On appeal, the court had to determine whether the plaintiff had established causal negligence on Western Province Athletics and the defendant's part. The appeal court set aside the court a quo’s decision in relation to the defendant’s liability and held that the defendant had failed to keep a proper lookout of her surroundings.
The court accepted that it was common cause that the race’s standard conditions afforded pedestrians the right of passage in using the roads. Furthermore, while the defendant testified to not being aware of this fact, it was established that this much had also been made clear to all runners prior to the race. Thus it was said to be reasonably foreseeable to the runners that pedestrians could cross their path or travel. As such, in participating in the race, runners acknowledged that they owed to the pedestrians a duty of care not to cause bodily harm.

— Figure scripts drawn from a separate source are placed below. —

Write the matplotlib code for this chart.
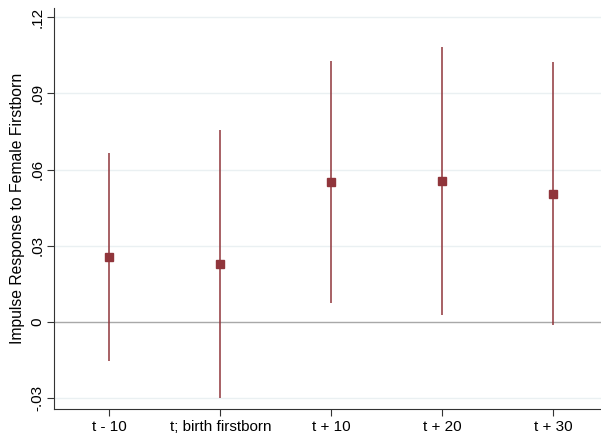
import numpy as np
import matplotlib
matplotlib.use("Agg")
import matplotlib.pyplot as plt

plt.rcParams['font.family'] = ['Liberation Sans', 'DejaVu Sans']

# event-time periods and estimates
periods = ["t - 10", "t; birth firstborn", "t + 10", "t + 20", "t + 30"]
coef = [0.0255, 0.0227, 0.0550, 0.0554, 0.0503]
ci_low = [-0.0155, -0.0300, 0.0074, 0.0026, -0.0013]
ci_high = [0.0667, 0.0756, 0.1028, 0.1081, 0.1022]

yticks = [-0.03, 0, 0.03, 0.06, 0.09, 0.12]
ytick_labels = ["-.03", "0", ".03", ".06", ".09", ".12"]

red = "#90353b"

fig = plt.figure(figsize=(6.01, 4.34), dpi=100)
ax = fig.add_axes([54 / 601, 25 / 434, 1 - 54 / 601, 401 / 434])

x = np.arange(1, len(periods) + 1)

for yv in yticks:
    if yv != 0:
        ax.axhline(yv, color="#eaf0f2", lw=1.0, zorder=0)
ax.axhline(0, color="#a8a8a8", lw=1.0, zorder=1)

ax.vlines(x, ci_low, ci_high, color=red, lw=1.1, zorder=2)
ax.plot(x, coef, "s", color=red, markersize=6.3, zorder=3)

ax.set_xlim(0.5, 5 + 48 / 110.7)
ax.set_ylim(-0.0343, 0.1236)

ax.set_xticks(x)
ax.set_xticklabels(periods, fontsize=11)
ax.set_yticks(yticks)
ax.set_yticklabels(ytick_labels, fontsize=11, rotation=90, va="center")
ax.tick_params(axis="both", length=5, width=0.8, color="#333333")
ax.tick_params(axis="y", pad=2)
ax.tick_params(axis="x", pad=3)

ax.set_ylabel("Impulse Response to Female Firstborn", fontsize=11.3, labelpad=4)

for side in ["top", "right"]:
    ax.spines[side].set_visible(False)
for side in ["left", "bottom"]:
    ax.spines[side].set_color("#333333")
    ax.spines[side].set_linewidth(0.8)

fig.savefig("out.png", dpi=100)
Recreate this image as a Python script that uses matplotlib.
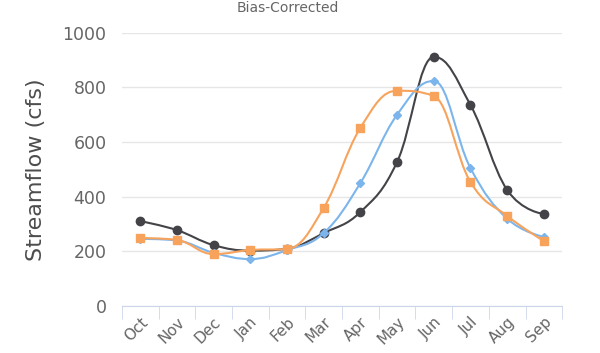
import numpy as np
import matplotlib
matplotlib.use("Agg")
import matplotlib.pyplot as plt
from matplotlib.path import Path
from matplotlib.patches import PathPatch

months = ["Oct", "Nov", "Dec", "Jan", "Feb", "Mar", "Apr", "May", "Jun", "Jul", "Aug", "Sep"]
observed = [311, 278, 223, 203, 210, 267, 344, 527, 912, 736, 425, 337]
simulated = [246, 240, 195, 172, 205, 267, 450, 700, 824, 505, 320, 253]
bias_corrected = [249, 242, 190, 205, 209, 359, 652, 788, 769, 454, 330, 238]

SERIES = [
    (observed, "#434348", "o", 6),
    (simulated, "#7cb5ec", "D", 4.2),
    (bias_corrected, "#f7a35c", "s", 5.5),
]


def spline_path(xs, ys, smoothing=1.5):
    # highcharts-style spline through the points
    n = len(xs)
    denom = smoothing + 1
    left = [(xs[i], ys[i]) for i in range(n)]
    right = [(xs[i], ys[i]) for i in range(n)]
    for i in range(1, n - 1):
        px, py = xs[i], ys[i]
        lx, ly = xs[i - 1], ys[i - 1]
        nx, ny = xs[i + 1], ys[i + 1]
        lcx = (smoothing * px + lx) / denom
        lcy = (smoothing * py + ly) / denom
        rcx = (smoothing * px + nx) / denom
        rcy = (smoothing * py + ny) / denom
        if rcx != lcx:
            corr = (rcy - lcy) * (rcx - px) / (rcx - lcx) + py - rcy
            lcy += corr
            rcy += corr
        if lcy > ly and lcy > py:
            lcy = max(ly, py)
            rcy = 2 * py - lcy
        elif lcy < ly and lcy < py:
            lcy = min(ly, py)
            rcy = 2 * py - lcy
        if rcy > ny and rcy > py:
            rcy = max(ny, py)
            lcy = 2 * py - rcy
        elif rcy < ny and rcy < py:
            rcy = min(ny, py)
            lcy = 2 * py - rcy
        left[i] = (lcx, lcy)
        right[i] = (rcx, rcy)
    verts = [(xs[0], ys[0])]
    codes = [Path.MOVETO]
    for i in range(1, n):
        verts += [right[i - 1], left[i], (xs[i], ys[i])]
        codes += [Path.CURVE4] * 3
    return Path(verts, codes)


fig = plt.figure(figsize=(6, 3.53), dpi=100)
ax = fig.add_axes([0.203, 0.133, 0.734, 0.774])

x = np.arange(len(months))
for i, (vals, color, marker, ms) in enumerate(SERIES):
    path = spline_path(list(x), vals)
    ax.add_patch(PathPatch(path, facecolor="none", edgecolor=color, lw=1.5, zorder=2 + i))
    ax.plot(x, vals, linestyle="none", marker=marker, color=color, ms=ms, zorder=2.5 + i)

ax.set_xlim(-0.5, 11.5)
ax.set_ylim(0, 1000)
ax.set_yticks([0, 200, 400, 600, 800, 1000])
ax.grid(axis="y", color="#e6e6e6", lw=1)
ax.set_axisbelow(True)
for s in ["top", "right", "left"]:
    ax.spines[s].set_visible(False)
ax.spines["bottom"].set_color("#ccd6eb")
ax.tick_params(axis="y", length=0, labelsize=12.5, labelcolor="#666666", pad=11)

ax.set_xticks(x)
ax.set_xticklabels(months, rotation=45, ha="right", rotation_mode="anchor",
                   fontsize=11, color="#666666")
ax.set_xticks(np.arange(-0.5, 12, 1), minor=True)
ax.tick_params(axis="x", which="major", length=0, pad=6)
ax.tick_params(axis="x", which="minor", length=9, color="#ccd6eb", direction="out")

ax.set_ylabel("Streamflow (cfs)", fontsize=16, color="#4d4d4d", labelpad=12)
fig.text(288 / 600, 1 - 8 / 353, "Bias-Corrected", ha="center", va="center",
         fontsize=10, color="#666666")

fig.savefig("out.png", dpi=100)
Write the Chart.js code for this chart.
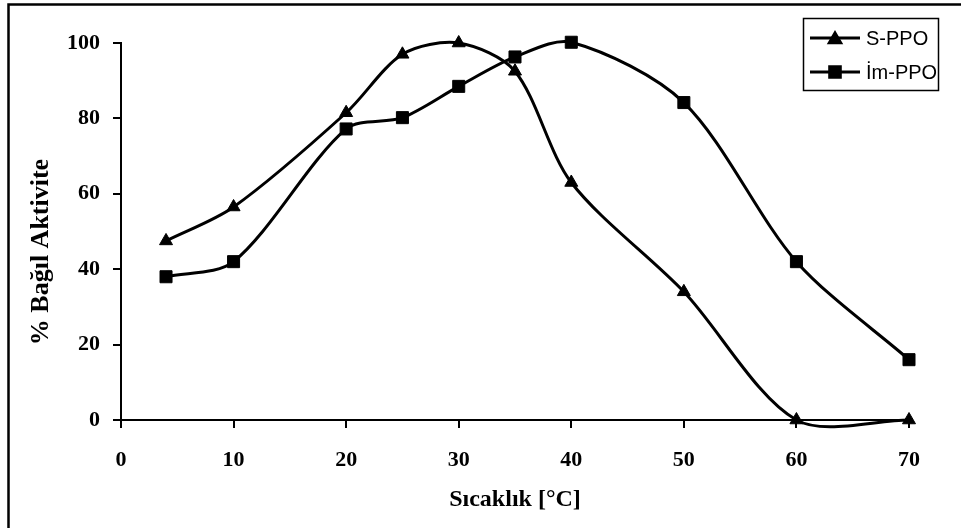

In this regard, court explained that
“… [the defendant] entered a race which wound its way through an area where the prospect of encountering non-runners along the way was entirely foreseeable. She was thus under a duty to keep a proper lookout for any such potential obstacles as she sped along both the Promenade and the sidewalk in her quest to achieve maximum points on the day.”
On the issue of the plaintiff having been a spectator, the court clearly indicated that while spectators to a sporting event do assume some level of risk arising from the event, not everyone in the vicinity can be assumed to be a spectator, nor can the assumption be basis to absolve the runner of the duty to take reasonable care.
“… [A] reasonable runner would take into account the non-chalance and lack of interest of ordinary pedestrians who were out and about enjoying the fresh air rather than watching an athletics race. Ordinary human experience tells one that such persons might behave irrationally and get in the way.”
Key thoughts
The court held that the defendant could not be absolved of any liability simply because she chose to be oblivious to her surrounding circumstances or conditions of the race. Ultimately, the court found that it ought to have been foreseeable to the defendant that she could cause harm to the plaintiff in those particular circumstances; on this basis the defendant owed to the plaintiff a duty of care; that the defendant breached that duty of care; and that such breach was causally connected to the plaintiff’s injuries.
The judgment serves as a reminder of the broad reach of one’s duty of care. It comes down to whether the reasonable person in a similar position would foresee harm to another. While this case does not alter the legal position regarding the principles surround one’s duty of care, it does serve as a reminder that one’s duty of care extends further than what one may ordinary think.